======== DATA BLOCK ========
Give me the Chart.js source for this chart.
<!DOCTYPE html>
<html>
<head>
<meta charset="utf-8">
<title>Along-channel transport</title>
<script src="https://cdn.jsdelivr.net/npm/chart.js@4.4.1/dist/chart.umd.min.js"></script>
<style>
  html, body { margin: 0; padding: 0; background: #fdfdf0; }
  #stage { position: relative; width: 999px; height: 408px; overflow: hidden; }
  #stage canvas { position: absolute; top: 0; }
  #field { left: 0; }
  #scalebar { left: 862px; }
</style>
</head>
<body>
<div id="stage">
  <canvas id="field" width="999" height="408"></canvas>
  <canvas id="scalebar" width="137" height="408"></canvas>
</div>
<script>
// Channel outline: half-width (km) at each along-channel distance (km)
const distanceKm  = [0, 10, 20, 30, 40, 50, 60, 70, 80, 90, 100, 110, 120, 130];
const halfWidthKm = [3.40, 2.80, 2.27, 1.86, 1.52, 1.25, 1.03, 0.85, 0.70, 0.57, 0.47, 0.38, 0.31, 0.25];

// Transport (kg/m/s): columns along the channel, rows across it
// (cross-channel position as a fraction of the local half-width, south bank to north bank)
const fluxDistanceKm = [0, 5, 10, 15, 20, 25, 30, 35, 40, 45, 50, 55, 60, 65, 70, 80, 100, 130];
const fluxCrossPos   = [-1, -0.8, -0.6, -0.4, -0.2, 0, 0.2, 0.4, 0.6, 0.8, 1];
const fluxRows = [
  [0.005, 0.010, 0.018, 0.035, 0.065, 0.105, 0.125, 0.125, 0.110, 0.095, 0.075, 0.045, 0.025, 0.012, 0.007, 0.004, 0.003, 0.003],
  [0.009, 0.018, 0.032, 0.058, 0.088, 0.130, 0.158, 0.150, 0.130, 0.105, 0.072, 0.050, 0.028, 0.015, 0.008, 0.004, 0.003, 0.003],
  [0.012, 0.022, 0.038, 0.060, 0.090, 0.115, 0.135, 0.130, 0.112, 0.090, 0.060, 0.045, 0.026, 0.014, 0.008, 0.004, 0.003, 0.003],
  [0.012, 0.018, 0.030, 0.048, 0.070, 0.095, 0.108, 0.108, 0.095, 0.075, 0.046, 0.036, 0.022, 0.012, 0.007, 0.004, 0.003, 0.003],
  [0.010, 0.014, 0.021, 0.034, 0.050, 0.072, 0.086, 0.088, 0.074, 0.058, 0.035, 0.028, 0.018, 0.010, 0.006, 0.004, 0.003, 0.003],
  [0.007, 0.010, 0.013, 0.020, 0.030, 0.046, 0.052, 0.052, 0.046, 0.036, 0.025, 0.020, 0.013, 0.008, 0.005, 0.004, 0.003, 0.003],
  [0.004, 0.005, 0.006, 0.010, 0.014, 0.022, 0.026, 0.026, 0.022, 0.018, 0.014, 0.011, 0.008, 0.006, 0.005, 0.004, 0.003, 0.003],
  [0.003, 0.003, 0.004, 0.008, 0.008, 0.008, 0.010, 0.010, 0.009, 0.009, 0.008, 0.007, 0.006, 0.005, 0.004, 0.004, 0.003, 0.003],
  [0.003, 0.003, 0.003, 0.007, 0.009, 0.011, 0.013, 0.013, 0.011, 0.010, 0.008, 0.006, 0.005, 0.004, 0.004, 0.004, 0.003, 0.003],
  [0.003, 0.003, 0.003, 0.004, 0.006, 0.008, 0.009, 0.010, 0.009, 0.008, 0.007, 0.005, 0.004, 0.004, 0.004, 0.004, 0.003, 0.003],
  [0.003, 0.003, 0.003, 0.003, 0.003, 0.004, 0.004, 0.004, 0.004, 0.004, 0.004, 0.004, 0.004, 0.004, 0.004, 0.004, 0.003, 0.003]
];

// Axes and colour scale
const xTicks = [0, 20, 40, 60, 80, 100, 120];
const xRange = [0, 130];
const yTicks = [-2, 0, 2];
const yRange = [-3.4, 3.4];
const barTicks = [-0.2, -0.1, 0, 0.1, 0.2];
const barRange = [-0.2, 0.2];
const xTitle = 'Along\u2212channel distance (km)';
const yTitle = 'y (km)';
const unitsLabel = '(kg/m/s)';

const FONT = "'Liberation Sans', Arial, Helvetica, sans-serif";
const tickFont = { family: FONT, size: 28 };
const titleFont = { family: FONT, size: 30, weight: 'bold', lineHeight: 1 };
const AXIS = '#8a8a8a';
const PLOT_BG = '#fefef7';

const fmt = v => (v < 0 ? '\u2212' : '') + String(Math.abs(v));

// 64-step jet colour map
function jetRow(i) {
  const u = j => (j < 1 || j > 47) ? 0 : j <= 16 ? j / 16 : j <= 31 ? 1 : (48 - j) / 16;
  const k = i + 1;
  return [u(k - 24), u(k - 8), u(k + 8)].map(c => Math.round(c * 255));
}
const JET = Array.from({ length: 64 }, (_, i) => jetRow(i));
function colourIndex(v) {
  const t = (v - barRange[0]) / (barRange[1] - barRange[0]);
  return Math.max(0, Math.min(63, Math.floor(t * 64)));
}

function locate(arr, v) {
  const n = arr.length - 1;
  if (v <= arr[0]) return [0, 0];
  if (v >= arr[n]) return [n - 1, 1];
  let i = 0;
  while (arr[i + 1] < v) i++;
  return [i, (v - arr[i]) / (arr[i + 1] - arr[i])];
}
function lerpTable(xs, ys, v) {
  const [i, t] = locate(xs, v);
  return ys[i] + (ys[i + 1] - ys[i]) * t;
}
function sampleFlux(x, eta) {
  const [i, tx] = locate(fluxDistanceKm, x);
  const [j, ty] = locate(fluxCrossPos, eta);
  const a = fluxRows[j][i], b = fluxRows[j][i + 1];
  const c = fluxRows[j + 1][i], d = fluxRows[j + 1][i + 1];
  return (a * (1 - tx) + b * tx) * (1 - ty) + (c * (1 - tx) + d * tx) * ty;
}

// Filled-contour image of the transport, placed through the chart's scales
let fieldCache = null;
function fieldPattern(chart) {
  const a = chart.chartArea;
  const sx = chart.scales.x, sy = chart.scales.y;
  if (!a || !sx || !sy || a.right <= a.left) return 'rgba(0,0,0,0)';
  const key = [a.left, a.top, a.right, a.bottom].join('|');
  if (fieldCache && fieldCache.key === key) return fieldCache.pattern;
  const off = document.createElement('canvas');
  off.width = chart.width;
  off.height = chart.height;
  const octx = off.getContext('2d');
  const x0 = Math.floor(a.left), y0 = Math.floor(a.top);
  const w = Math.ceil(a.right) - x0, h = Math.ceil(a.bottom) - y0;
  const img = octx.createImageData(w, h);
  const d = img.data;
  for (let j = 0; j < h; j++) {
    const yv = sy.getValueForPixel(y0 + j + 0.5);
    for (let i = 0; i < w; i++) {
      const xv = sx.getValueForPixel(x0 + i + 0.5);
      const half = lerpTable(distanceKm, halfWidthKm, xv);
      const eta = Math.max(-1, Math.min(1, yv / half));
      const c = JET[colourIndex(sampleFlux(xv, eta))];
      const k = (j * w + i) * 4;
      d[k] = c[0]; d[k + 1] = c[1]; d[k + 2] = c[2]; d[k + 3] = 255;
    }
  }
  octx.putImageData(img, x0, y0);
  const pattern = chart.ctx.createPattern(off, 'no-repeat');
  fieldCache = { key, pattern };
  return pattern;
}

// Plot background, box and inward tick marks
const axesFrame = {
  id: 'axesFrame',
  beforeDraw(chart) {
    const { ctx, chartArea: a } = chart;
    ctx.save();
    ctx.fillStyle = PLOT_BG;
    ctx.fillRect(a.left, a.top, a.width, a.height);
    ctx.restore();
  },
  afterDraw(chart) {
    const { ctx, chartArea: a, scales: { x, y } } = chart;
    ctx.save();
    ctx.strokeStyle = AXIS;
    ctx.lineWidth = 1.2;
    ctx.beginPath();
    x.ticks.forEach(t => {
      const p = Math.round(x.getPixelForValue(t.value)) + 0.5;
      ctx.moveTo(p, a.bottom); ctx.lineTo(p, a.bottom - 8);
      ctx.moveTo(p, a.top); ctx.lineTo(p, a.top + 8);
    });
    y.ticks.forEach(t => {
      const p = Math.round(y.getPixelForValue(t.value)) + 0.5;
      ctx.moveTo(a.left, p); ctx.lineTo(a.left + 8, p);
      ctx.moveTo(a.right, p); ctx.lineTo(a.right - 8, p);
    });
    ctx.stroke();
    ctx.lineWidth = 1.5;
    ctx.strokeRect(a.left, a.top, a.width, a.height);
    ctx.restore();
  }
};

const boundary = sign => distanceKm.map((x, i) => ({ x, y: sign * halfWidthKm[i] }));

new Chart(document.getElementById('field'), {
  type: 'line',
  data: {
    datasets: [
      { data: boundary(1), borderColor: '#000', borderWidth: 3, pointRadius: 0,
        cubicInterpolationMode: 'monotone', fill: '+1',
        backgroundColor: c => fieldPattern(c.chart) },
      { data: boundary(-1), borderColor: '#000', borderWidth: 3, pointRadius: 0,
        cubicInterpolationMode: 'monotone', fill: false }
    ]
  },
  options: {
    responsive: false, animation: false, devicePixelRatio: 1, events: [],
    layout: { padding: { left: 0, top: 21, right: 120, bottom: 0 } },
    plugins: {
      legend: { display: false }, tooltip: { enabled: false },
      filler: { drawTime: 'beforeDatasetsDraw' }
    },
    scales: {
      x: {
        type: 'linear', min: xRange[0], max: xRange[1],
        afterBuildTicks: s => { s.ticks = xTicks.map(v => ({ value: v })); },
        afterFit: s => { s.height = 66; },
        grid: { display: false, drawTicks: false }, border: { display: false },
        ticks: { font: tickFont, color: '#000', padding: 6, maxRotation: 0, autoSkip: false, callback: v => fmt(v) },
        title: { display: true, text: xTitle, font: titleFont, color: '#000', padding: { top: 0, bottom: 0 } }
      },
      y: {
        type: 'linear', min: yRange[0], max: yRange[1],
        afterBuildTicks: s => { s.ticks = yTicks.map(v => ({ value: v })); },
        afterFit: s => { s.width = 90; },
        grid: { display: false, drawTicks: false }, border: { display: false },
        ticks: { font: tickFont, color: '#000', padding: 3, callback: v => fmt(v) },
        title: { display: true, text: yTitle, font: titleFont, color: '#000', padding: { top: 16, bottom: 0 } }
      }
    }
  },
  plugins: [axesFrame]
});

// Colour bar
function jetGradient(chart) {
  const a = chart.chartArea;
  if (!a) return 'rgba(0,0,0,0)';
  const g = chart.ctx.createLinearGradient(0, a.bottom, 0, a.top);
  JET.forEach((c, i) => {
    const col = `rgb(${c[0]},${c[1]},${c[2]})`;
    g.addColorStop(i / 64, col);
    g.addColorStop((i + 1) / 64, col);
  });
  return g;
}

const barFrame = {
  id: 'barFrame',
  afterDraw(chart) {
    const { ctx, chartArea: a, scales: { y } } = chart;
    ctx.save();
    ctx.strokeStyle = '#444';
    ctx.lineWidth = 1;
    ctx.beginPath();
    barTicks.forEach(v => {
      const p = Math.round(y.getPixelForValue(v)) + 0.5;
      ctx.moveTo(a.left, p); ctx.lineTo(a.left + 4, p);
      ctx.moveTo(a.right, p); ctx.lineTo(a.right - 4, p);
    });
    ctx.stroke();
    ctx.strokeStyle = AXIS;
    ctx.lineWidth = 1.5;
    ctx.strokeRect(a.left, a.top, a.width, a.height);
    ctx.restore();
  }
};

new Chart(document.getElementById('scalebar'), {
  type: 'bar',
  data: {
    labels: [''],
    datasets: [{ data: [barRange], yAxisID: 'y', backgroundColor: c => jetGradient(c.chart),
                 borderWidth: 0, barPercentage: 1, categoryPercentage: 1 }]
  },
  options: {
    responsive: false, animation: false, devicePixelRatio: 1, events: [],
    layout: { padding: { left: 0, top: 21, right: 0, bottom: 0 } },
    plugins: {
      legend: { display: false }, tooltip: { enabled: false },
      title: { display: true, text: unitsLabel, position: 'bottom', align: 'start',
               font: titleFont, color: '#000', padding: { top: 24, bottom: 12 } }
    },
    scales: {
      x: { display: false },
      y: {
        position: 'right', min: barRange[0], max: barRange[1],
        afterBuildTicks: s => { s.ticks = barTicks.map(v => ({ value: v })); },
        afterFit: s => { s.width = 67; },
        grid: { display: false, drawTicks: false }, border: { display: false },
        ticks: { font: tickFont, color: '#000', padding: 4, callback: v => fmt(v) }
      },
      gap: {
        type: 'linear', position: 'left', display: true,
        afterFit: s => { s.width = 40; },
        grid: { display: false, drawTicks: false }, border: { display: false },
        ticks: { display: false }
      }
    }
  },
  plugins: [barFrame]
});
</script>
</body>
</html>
========
__TASK GOAL__: Print the listing above from its first line through the line with "0.38, 0.31, 0.25];", and stop there.

__TASK OUTPUT__:
Give me the Chart.js source for this chart.
<!DOCTYPE html>
<html>
<head>
<meta charset="utf-8">
<title>Along-channel transport</title>
<script src="https://cdn.jsdelivr.net/npm/chart.js@4.4.1/dist/chart.umd.min.js"></script>
<style>
  html, body { margin: 0; padding: 0; background: #fdfdf0; }
  #stage { position: relative; width: 999px; height: 408px; overflow: hidden; }
  #stage canvas { position: absolute; top: 0; }
  #field { left: 0; }
  #scalebar { left: 862px; }
</style>
</head>
<body>
<div id="stage">
  <canvas id="field" width="999" height="408"></canvas>
  <canvas id="scalebar" width="137" height="408"></canvas>
</div>
<script>
// Channel outline: half-width (km) at each along-channel distance (km)
const distanceKm  = [0, 10, 20, 30, 40, 50, 60, 70, 80, 90, 100, 110, 120, 130];
const halfWidthKm = [3.40, 2.80, 2.27, 1.86, 1.52, 1.25, 1.03, 0.85, 0.70, 0.57, 0.47, 0.38, 0.31, 0.25];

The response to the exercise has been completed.